Third, I would like to point out that 0-indexing makes an off-by-one error between the ordinals and the cardinals. In ordinary life, if you have a list of 1 element, it's the 1st element. If you have a list of 2 elements, there's a 1st element and a 2nd element. And so on. In 0-indexing, you suddenly have to deal with a 0th element and an (n-1)th element, and so your surefooted assumption that the last element of a list of N elements shall be N and the first shall be 1 is upended.

Fourth, I would like to list some things that have been damaged by their exposure to 0-indexing, and thus make less sense:

When programmers iterate over an array in C (something programmers are particularly fond of doing, for whatever reason) they use a for loop, which has the general form of for(set up this data before the loop body; run this code at the beginning of each loop iteration to check if we should stop iterating; run this code at the end of each loop iteration to keep track of where we are){loop body of instructions to perform each iteration}. This in itself is kind of a pernicious overcomplication of the structure of iterating over things, but whatever. C programmers thus typically find themselves writing for(int i=0; i<length; i++). It is quite easy to learn this by rote, even though its structure is odd, and it takes not-insignificant effort to determine when exactly the index integer i takes what value, and what that implies. For instance, you might ask yourself: why the devil are we stopping before length? Ah yes, because we want length-1. (Why didn't we use i <= length-1?) Wait, when does the i++ take effect again? does that affect whether we get to length? etc. But again, once you gain experience it is simple to glaze over your eyes and assume the for loop does the right thing. However, in more complicated for loops, it becomes impossible to ignore what the loop is doing, and you must break out your C array number sense anew, making sure always not to cross it with your regular number sense. God help you if you are also using a data structure that has been engineered to go from 1 to N!

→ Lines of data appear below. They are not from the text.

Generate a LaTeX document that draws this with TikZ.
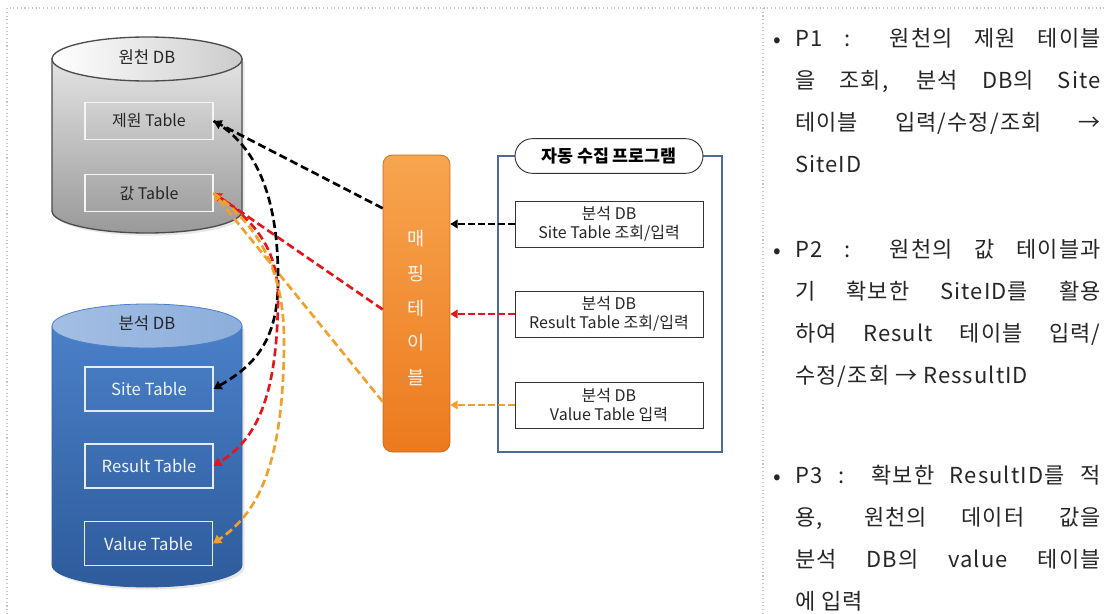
\documentclass[tikz,border=0pt]{standalone}
\usepackage{fontspec}
\setmainfont{Noto Sans CJK KR}
\newfontfamily\notefont{Noto Sans CJK KR}[LetterSpace=5]
\usetikzlibrary{arrows.meta,calc,shadows}
\definecolor{arrred}{HTML}{E3161B}
\definecolor{arrorange}{HTML}{F2A02A}
\definecolor{barlight}{HTML}{F7A54F}
\definecolor{bardark}{HTML}{EC7A1E}
\definecolor{frameblue}{HTML}{4D6B94}
\definecolor{dbtop}{HTML}{4A80C8}
\definecolor{dbbot}{HTML}{2E5B9C}
\definecolor{dblid}{HTML}{93B3DE}
\newcommand{\jline}[1]{\makebox[229pt][s]{#1}}

\begin{document}
\begin{tikzpicture}[x=0.75pt,y=-0.75pt,
  srctbl/.style={draw=white!92!gray,line width=0.8pt,minimum width=96pt,minimum height=27.5pt,
    text=black!85,font=\fontsize{12}{14}\selectfont},
  anatbl/.style={draw=white!85!dbtop,line width=0.8pt,minimum width=96pt,minimum height=33pt,
    text=white!92!dbtop,font=\fontsize{12.5}{14}\selectfont},
  progitem/.style={draw=black!80,line width=0.7pt,fill=white,minimum width=141pt,minimum height=34.5pt,
    align=center,font=\fontsize{12}{14}\selectfont,text=black!85},
  flow/.style={line width=2pt,dash pattern=on 6pt off 3pt,-{Triangle[length=6pt,width=7pt]}},
  feed/.style={line width=1.7pt,dash pattern=on 5pt off 2.5pt,-{Triangle[length=5.5pt,width=6.5pt]}},
  note/.style={anchor=base west,inner sep=0pt,font=\notefont\fontsize{16.5}{20}\selectfont,text=black!85},
  dot/.style={inner sep=0pt,font=\fontsize{17}{18}\selectfont,text=black!85}]
  \useasboundingbox (0,0) rectangle (1104,614);
  \draw[gray!45,dotted,line width=0.8pt] (7,614) -- (7,8) -- (1104,8);
  \draw[gray!45,dotted,line width=0.8pt] (763,8) -- (763,614);

  % source DB
  \shadedraw[draw=black!70,line width=1pt,top color=gray!22,bottom color=gray!80,
    drop shadow={opacity=.18,shadow xshift=2pt,shadow yshift=-2pt}]
    (52,59) -- (52,211) arc[start angle=180,end angle=0,x radius=95,y radius=22] -- (242,59) -- cycle;
  \shadedraw[draw=black!70,line width=1pt,left color=white,right color=gray!40]
    (147,59) ellipse[x radius=95,y radius=22];
  \node[text=black!85,font=\fontsize{12.5}{14}\selectfont] (srclbl) at (147,57) {원천 DB};
  \node[srctbl] (zewon) at (149,121) {제원 Table};
  \node[srctbl] (gap) at (149,193) {값 Table};

  % analysis DB
  \shadedraw[draw=dbbot,line width=0.6pt,top color=dbtop,bottom color=dbbot,
    drop shadow={opacity=.18,shadow xshift=2pt,shadow yshift=-2pt}]
    (52,326) -- (52,565) arc[start angle=180,end angle=0,x radius=95,y radius=22] -- (242,326) -- cycle;
  \shadedraw[draw=dbtop,line width=0.6pt,left color=dblid!85!white,right color=dblid!90!dbtop]
    (147,326) ellipse[x radius=95,y radius=22];
  \node[text=black!85,font=\fontsize{12.5}{14}\selectfont] (analbl) at (147,323) {분석 DB};
  \node[anatbl] (site) at (149,389) {Site Table};
  \node[anatbl] (result) at (149,466) {Result Table};
  \node[anatbl] (value) at (148.5,543.5) {Value Table};

  % mapping table
  \node[draw=bardark!85!black,line width=0.5pt,rounded corners=7pt,top color=barlight,bottom color=bardark,
    minimum width=50.25pt,minimum height=222.75pt] (map) at (416.5,303.5) {};
  \node[align=center,text=white!92!orange,font=\fontsize{14}{26}\selectfont] (maplbl) at (416.5,308)
    {매\\핑\\테\\이\\블};

  % program
  \node[draw=frameblue,line width=1.9pt,minimum width=168pt,minimum height=222pt] (prog) at (610,304) {};
  \node[draw=black!80,line width=0.7pt,fill=white,rounded corners=13pt,minimum width=141pt,
    minimum height=26pt,font=\bfseries\fontsize{13}{15}\selectfont] (progtitle) at (609,156) {자동 수집 프로그램};
  \node[progitem] (pSite) at (609,224) {분석 DB\\Site Table 조회/입력};
  \node[progitem] (pResult) at (609,314) {분석 DB\\Result Table 조회/입력};
  \node[progitem] (pValue) at (609,405) {분석 DB\\Value Table 입력};

  \draw[feed] (pSite.west) -- (map.east |- pSite.west);
  \draw[feed,arrred] (pResult.west) -- (map.east |- pResult.west);
  \draw[feed,arrorange] (pValue.west) -- (map.east |- pValue.west);

  \draw[flow] ($(map.north west)!.18!(map.south west)$) -- (zewon.east);
  \draw[flow,arrred] ($(map.north west)!.52!(map.south west)$) -- (gap.east);
  \draw[flow,arrorange] ($(map.north west)!.83!(map.south west)$) -- (gap.east);

  \draw[flow] (zewon.east) .. controls (265,150) and (279,215) .. (278,285)
    .. controls (277,345) and (250,368) .. (site.east);
  \draw[flow,arrred] (gap.east) .. controls (255,220) and (279,250) .. (278,300)
    .. controls (277,400) and (255,440) .. (result.east);
  \draw[flow,arrorange] (gap.east) .. controls (262,228) and (284,275) .. (284,340)
    .. controls (284,470) and (255,515) .. (value.east);

  % notes
  \node[dot] (b1) at (777,43) {•};
  \node[note] (p1a) at (795,46) {\jline{P1 : 원천의 제원 테이블}};
  \node[note] (p1b) at (795,88) {\jline{을 조회, 분석 DB의 Site}};
  \node[note] (p1c) at (795,130) {\jline{테이블 입력/수정/조회 →}};
  \node[note] (p1d) at (795,172) {SiteID};
  \node[dot] (b2) at (777,254) {•};
  \node[note] (p2a) at (795,257) {\jline{P2 : 원천의 값 테이블과}};
  \node[note] (p2b) at (795,299) {\jline{기 확보한 SiteID를 활용}};
  \node[note] (p2c) at (795,341) {\jline{하여 Result 테이블 입력/}};
  \node[note] (p2d) at (795,383) {수정/조회 → RessultID};
  \node[dot] (b3) at (777,480) {•};
  \node[note] (p3a) at (795,483) {\jline{P3 : 확보한 ResultID를 적}};
  \node[note] (p3b) at (795,525) {\jline{용, 원천의 데이터 값을}};
  \node[note] (p3c) at (795,567) {\jline{분석 DB의 value 테이블}};
  \node[note] (p3d) at (795,609) {에 입력};
\end{tikzpicture}
\end{document}
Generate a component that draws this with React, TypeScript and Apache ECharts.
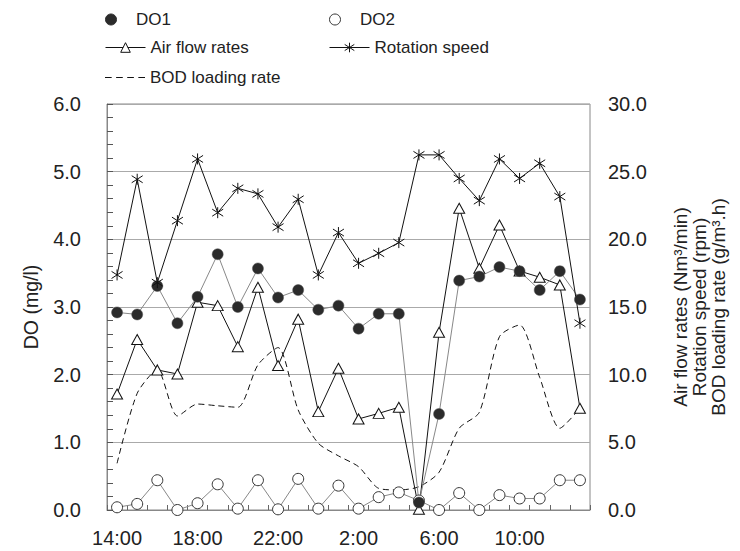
import React, { useEffect, useRef } from "react";
import * as echarts from "echarts";

const hours = [
  "14:00", "15:00", "16:00", "17:00", "18:00", "19:00", "20:00", "21:00",
  "22:00", "23:00", "0:00", "1:00", "2:00", "3:00", "4:00", "5:00",
  "6:00", "7:00", "8:00", "9:00", "10:00", "11:00", "12:00", "13:00",
];

const do1 = [2.92, 2.89, 3.31, 2.76, 3.15, 3.78, 3.0, 3.57, 3.14, 3.25, 2.96, 3.02,
  2.68, 2.9, 2.9, 0.11, 1.42, 3.39, 3.45, 3.59, 3.53, 3.25, 3.53, 3.11];

const do2 = [0.04, 0.09, 0.44, 0.0, 0.1, 0.38, 0.02, 0.44, 0.01, 0.46, 0.02, 0.36,
  0.02, 0.19, 0.26, 0.14, 0.0, 0.25, 0.0, 0.22, 0.17, 0.17, 0.44, 0.44];

const airFlow = [8.57, 12.6, 10.35, 10.05, 15.35, 15.1, 12.07, 16.46, 10.67, 14.1, 7.27, 10.47,
  6.73, 7.14, 7.59, 0.05, 13.13, 22.3, 17.86, 21.06, 17.66, 17.2, 16.63, 7.52];

const rotation = [17.37, 24.44, 16.8, 21.38, 25.94, 21.97, 23.77, 23.36, 20.9, 22.96, 17.37, 20.5,
  18.23, 18.97, 19.76, 26.24, 26.24, 24.5, 22.86, 25.94, 24.5, 25.62, 23.16, 13.8];

const bod = [3.45, 8.62, 10.35, 6.95, 7.83, 7.7, 7.59, 10.72, 12.0, 7.39, 4.93, 4.0,
  3.2, 1.6, 1.48, 1.72, 2.79, 6.04, 7.22, 12.81, 13.67, 9.8, 6.04, 7.52];

const FONT = "'Liberation Sans', Arial, Helvetica, sans-serif";
const INK = "#222";
const ASTERISK = "path://M5 0 L5 10 M0.6 1.8 L9.4 8.2 M0.6 8.2 L9.4 1.8";
const DASHES = "path://M0 0 H6 V1 H0 Z M10 0 H16 V1 H10 Z M20 0 H26 V1 H20 Z M30 0 H36 V1 H30 Z";

const fmt1 = (v: number) => v.toFixed(1);

export default function App() {
  const ref = useRef<HTMLDivElement>(null);

  useEffect(() => {
    if (!ref.current) return;
    const chart = echarts.init(ref.current, null, { renderer: "svg" });

    const legendText = { fontSize: 17, color: INK, fontFamily: FONT };
    const legendBase = {
      orient: "horizontal",
      padding: 0,
      itemWidth: 40,
      selectedMode: false,
      textStyle: legendText,
      symbolKeepAspect: true,
    };

    const option: any = {
      animation: false,
      textStyle: { fontFamily: FONT },
      legend: [
        {
          ...legendBase,
          left: 105, top: 11, itemHeight: 11,
          data: [{ name: "DO1", icon: "circle" }],
          itemStyle: { color: "#2b2b2b", borderColor: "#2b2b2b", borderWidth: 1 },
        },
        {
          ...legendBase,
          left: 329, top: 11, itemHeight: 11,
          data: [{ name: "DO2", icon: "circle" }],
          itemStyle: { color: "#fff", borderColor: "#333", borderWidth: 1 },
        },
        {
          ...legendBase,
          left: 105, top: 39, itemHeight: 12,
          data: ["Air flow rates"],
          itemStyle: { color: "#fff", borderColor: "#111", borderWidth: 1 },
          lineStyle: { color: "#111", width: 1 },
        },
        {
          ...legendBase,
          left: 329, top: 39, itemHeight: 12,
          data: ["Rotation speed"],
          itemStyle: { color: "#111", borderColor: "#111", borderWidth: 1 },
          lineStyle: { color: "#111", width: 1 },
        },
        {
          ...legendBase,
          left: 105, top: 69, itemHeight: 12,
          data: [{ name: "BOD loading rate", icon: DASHES }],
          itemStyle: { color: "#111", borderWidth: 0 },
        },
      ],
      grid: {
        left: 107, right: 150, top: 104, bottom: 41,
        show: true, borderColor: "#888", borderWidth: 1,
      },
      xAxis: {
        type: "category",
        data: hours,
        boundaryGap: true,
        axisLine: { show: true, lineStyle: { color: "#888", width: 1 } },
        axisTick: { show: true, inside: true, length: 5, interval: 0, lineStyle: { color: "#666" } },
        axisLabel: { interval: 3, margin: 18, fontSize: 20, color: INK, fontFamily: FONT },
        splitLine: { show: false },
      },
      yAxis: [
        {
          type: "value",
          min: 0, max: 6, interval: 1,
          position: "left",
          name: "DO (mg/l)",
          nameLocation: "middle",
          nameRotate: 90,
          nameGap: 66,
          nameTextStyle: { fontSize: 19.5, color: INK, fontFamily: FONT },
          axisLine: { show: true, lineStyle: { color: "#888", width: 1 } },
          axisTick: { show: true, inside: true, length: 6, lineStyle: { color: "#555" } },
          minorTick: { show: true, splitNumber: 5, length: 6, lineStyle: { color: "#555" } },
          axisLabel: { formatter: fmt1, margin: 26, fontSize: 20, color: INK, fontFamily: FONT },
          splitLine: { show: true, lineStyle: { color: "#aaa", width: 1 } },
        },
        {
          type: "value",
          min: 0, max: 30, interval: 5,
          position: "right",
          name: "Air flow rates (Nm³/min)\nRotation speed (rpm)\nBOD loading rate (g/m³.h)",
          nameLocation: "middle",
          nameRotate: 90,
          nameGap: 81,
          nameTextStyle: { fontSize: 19, lineHeight: 19, color: INK, fontFamily: FONT, align: "center" },
          axisLine: { show: false },
          axisTick: { show: false },
          axisLabel: { formatter: fmt1, margin: 18, fontSize: 20, color: INK, fontFamily: FONT },
          splitLine: { show: false },
        },
      ],
      series: [
        {
          name: "BOD loading rate",
          type: "line",
          yAxisIndex: 1,
          data: bod,
          smooth: 0.25,
          symbol: "none",
          lineStyle: { color: "#111", width: 1, type: [6, 4] },
          itemStyle: { color: "#111" },
        },
        {
          name: "Air flow rates",
          type: "line",
          yAxisIndex: 1,
          data: airFlow,
          symbol: "triangle",
          symbolSize: [11, 10],
          lineStyle: { color: "#111", width: 1 },
          itemStyle: { color: "#fff", borderColor: "#111", borderWidth: 1 },
        },
        {
          name: "DO2",
          type: "line",
          yAxisIndex: 0,
          data: do2,
          symbol: "circle",
          symbolSize: 11,
          lineStyle: { color: "#888", width: 1 },
          itemStyle: { color: "#fff", borderColor: "#333", borderWidth: 1 },
        },
        {
          name: "DO1",
          type: "line",
          yAxisIndex: 0,
          data: do1,
          symbol: "circle",
          symbolSize: 11,
          lineStyle: { color: "#888", width: 1 },
          itemStyle: { color: "#2b2b2b", borderColor: "#555", borderWidth: 0.5 },
        },
        {
          name: "Rotation speed",
          type: "line",
          yAxisIndex: 1,
          data: rotation,
          symbol: ASTERISK,
          symbolSize: 11,
          lineStyle: { color: "#111", width: 1 },
          itemStyle: { color: "#111", borderColor: "#111", borderWidth: 1 },
        },
      ],
    };

    chart.setOption(option);
    return () => chart.dispose();
  }, []);

  return (
    <div
      ref={ref}
      style={{ position: "absolute", left: 0, top: 0, width: 740, height: 551, background: "#fff" }}
    />
  );
}
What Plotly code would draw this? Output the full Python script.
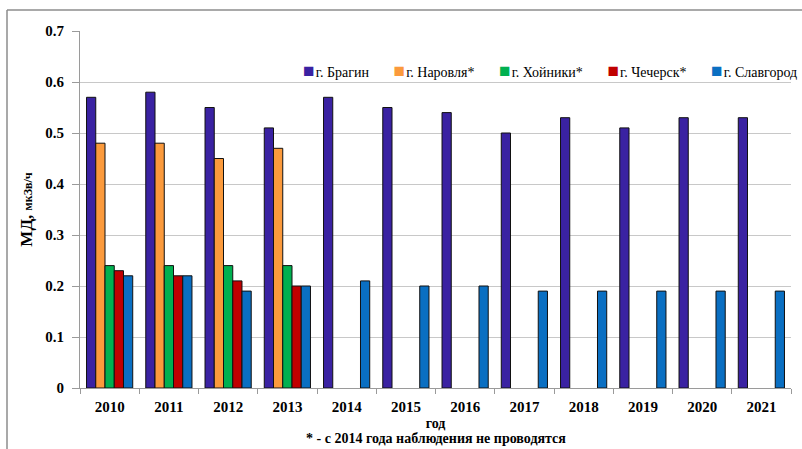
import plotly.graph_objects as go

years = ["2010", "2011", "2012", "2013", "2014", "2015", "2016", "2017", "2018", "2019", "2020", "2021"]
bragin = [0.57, 0.58, 0.55, 0.51, 0.57, 0.55, 0.54, 0.50, 0.53, 0.51, 0.53, 0.53]
narovlya = [0.48, 0.48, 0.45, 0.47, None, None, None, None, None, None, None, None]
hoyniki = [0.24, 0.24, 0.24, 0.24, None, None, None, None, None, None, None, None]
chechersk = [0.23, 0.22, 0.21, 0.20, None, None, None, None, None, None, None, None]
slavgorod = [0.22, 0.22, 0.19, 0.20, 0.21, 0.20, 0.20, 0.19, 0.19, 0.19, 0.19, 0.19]
y_ticks = [0, 0.1, 0.2, 0.3, 0.4, 0.5, 0.6, 0.7]
y_labels = ["0", "0.1", "0.2", "0.3", "0.4", "0.5", "0.6", "0.7"]

series = [
    ("г. Брагин", bragin, "#3a22a2"),
    ("г. Наровля*", narovlya, "#fb9a3c"),
    ("г. Хойники*", hoyniki, "#00b050"),
    ("г. Чечерск*", chechersk, "#c00000"),
    ("г. Славгород", slavgorod, "#0a6fc2"),
]

fig = go.Figure()
for name, vals, col in series:
    fig.add_trace(go.Bar(x=years, y=vals, name=name, showlegend=False,
                         marker=dict(color=col, line=dict(color="#111111", width=1))))

serif = "Liberation Serif, Times New Roman, serif"
W, H = 802, 449
L, R, T, B = 80, 11, 31, 61
pw, ph = W - L - R, H - T - B

def px_x(x):
    return (x - L) / pw

def px_y(y):
    return (H - B - y) / ph

fig.update_layout(
    width=W, height=H,
    margin=dict(l=L, r=R, t=T, b=B, autoexpand=False),
    paper_bgcolor="white", plot_bgcolor="white",
    barmode="group", bargap=0.22, bargroupgap=0.0,
    font=dict(family=serif, color="black"),
    showlegend=False,
    xaxis=dict(showline=True, linecolor="#9a9a9a", linewidth=1, ticks="outside", tickson="boundaries",
               ticklen=5, tickcolor="#9a9a9a", ticklabelstandoff=5,
               tickfont=dict(family=serif, size=15, color="black", weight="bold"),
               title=dict(text="<b>год</b>", font=dict(family=serif, size=14), standoff=4)),
    yaxis=dict(range=[0, 0.7], tickvals=y_ticks, ticktext=y_labels, showline=True, linecolor="#9a9a9a", linewidth=1,
               ticks="outside", ticklen=7, tickcolor="#9a9a9a", ticklabelstandoff=5,
               showgrid=True, gridcolor="#c8c8c8", gridwidth=1, zeroline=False,
               tickfont=dict(family=serif, size=15, color="black", weight="bold"),
               title=dict(text="<b><span style='font-size:17px'>МД,</span> <span style='font-size:12px'>мкЗв/ч</span></b>",
                          font=dict(family=serif, size=17), standoff=8)),
)

# legend line (text annotation built from series names/colours)
gap = "&nbsp;" * 7
legend_text = gap.join(
    f"<span style='color:{col};font-size:19px'>■</span><span style='font-size:5px'>&nbsp;</span>{name}"
    for name, _, col in series
)
fig.add_annotation(text=legend_text, xref="paper", yref="paper", x=px_x(799), y=px_y(70.5),
                   xanchor="right", yanchor="middle", showarrow=False,
                   font=dict(family=serif, size=14, color="black"))

fig.add_annotation(text="<b>* - с 2014 года наблюдения не проводятся</b>", xref="paper", yref="paper",
                   x=0.5, y=px_y(438), xanchor="center", yanchor="middle", showarrow=False,
                   font=dict(family=serif, size=14, color="black"))

# outer frame lines
fig.add_shape(type="line", xref="paper", yref="paper", x0=px_x(7), x1=px_x(803), y0=px_y(10), y1=px_y(10),
              line=dict(color="#8c8c8c", width=1.5))
fig.add_shape(type="line", xref="paper", yref="paper", x0=px_x(7), x1=px_x(7), y0=px_y(10), y1=px_y(450),
              line=dict(color="#8c8c8c", width=1.5))

fig.write_html("out.html", config={"displayModeBar": False},
               post_script="document.body.style.margin='0';document.body.style.padding='0';")
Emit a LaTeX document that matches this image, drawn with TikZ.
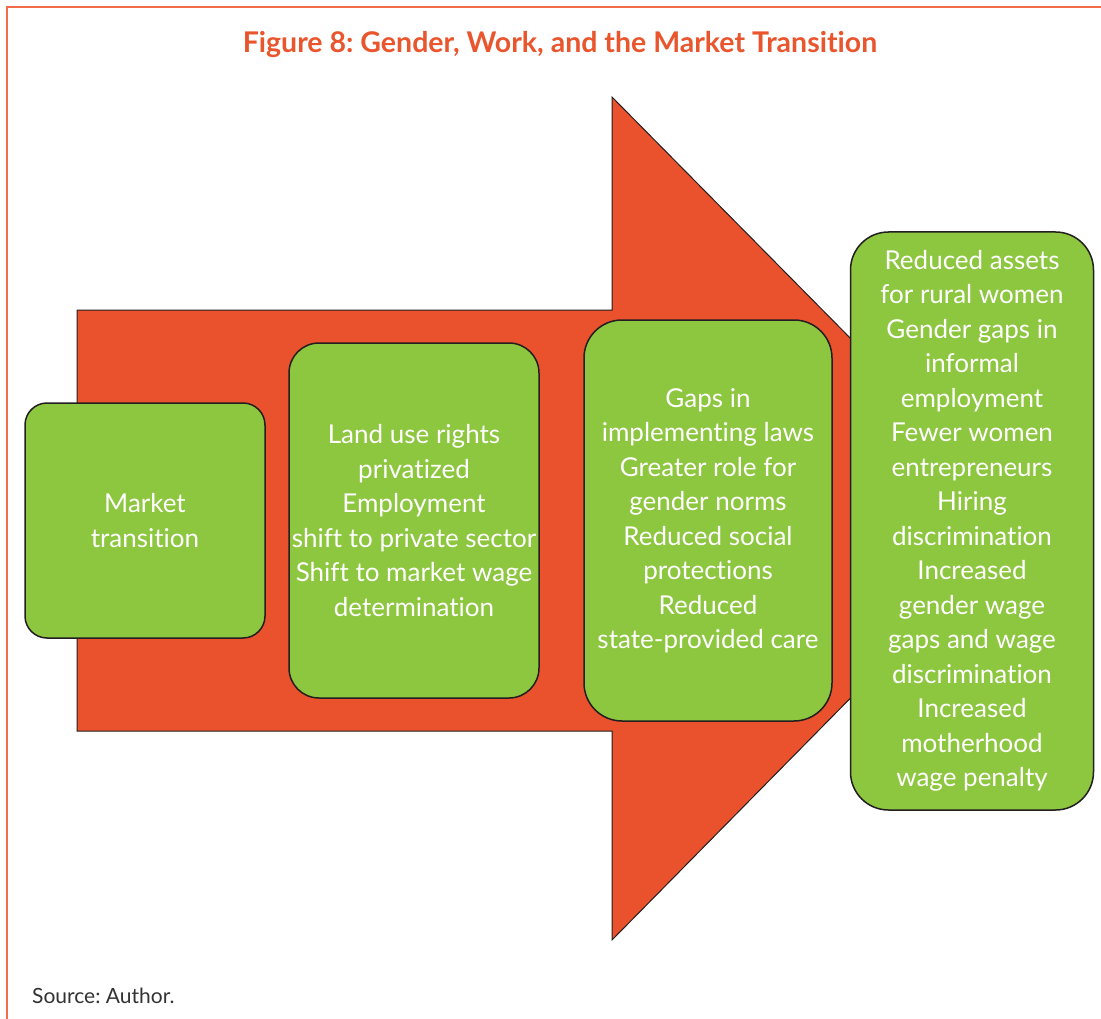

Python's range function is crippled from this heritage. range(1,10) returns the integers 1 through 9. This is so you can code something like

for i in range(0, 10): print(arr[i])

or

for i in range(len(arr)): print(arr[i])

for an array arr of length 10. I grant that it sort of makes as much sense for Python arrays to be 0-indexed as for C arrays, since Python arrays are also contiguous in memory (though, since they do not have pointer math, this is dubious), but when I ask for a range of integers from 0 to 10 I want a range of integers from 0 to 10, Jack! Don't shortchange me due to your poorly-thought-out conventions! I happen to know that the range operator in Rust, 1..N, also suffers from this defect (although they also have ..=). In contrast, the range operator in Haskell correctly gives the integers 1 to 10 for 1..10.

In Python, you can index negative integers to count from the end of an array, which is cool and elegant. However, that means that the indexing is not symmetric, as the array starts at 0 and ends at -1. As an example, here are the two directions of indexing an array of 3, laid out on top of each other:

 0  1  2
-3 -2 -1

Yet another off-by-one error. (I would also consider it an egregious mistake for other reasons if they used a -0 to provide symmetry.)

JavaScript gets an honorable mention in this, and every, enumeration of programming language flaws, since their arrays are 0-indexed despite not even being proper arrays, and instead being string-based hash tables. However, since JavaScript is really a bad lisp poorly disguised as a bad C-like, I think this is not, conceptually, an error: they could have chosen anything, and so they chose the thing that made them look most like C, for marketing reasons.

Some programmers now have a nasty habit of referring to the first element of anything as the 0th, and the last as the (n-1)th ((n-1)st?), even in real life where we thought we had their poisonous philosophy contained. In fact, maybe you could replace this list of examples with "programmers in general" and replace the cause of damage with "programming".

In conclusion: why enshrine an off-by-one?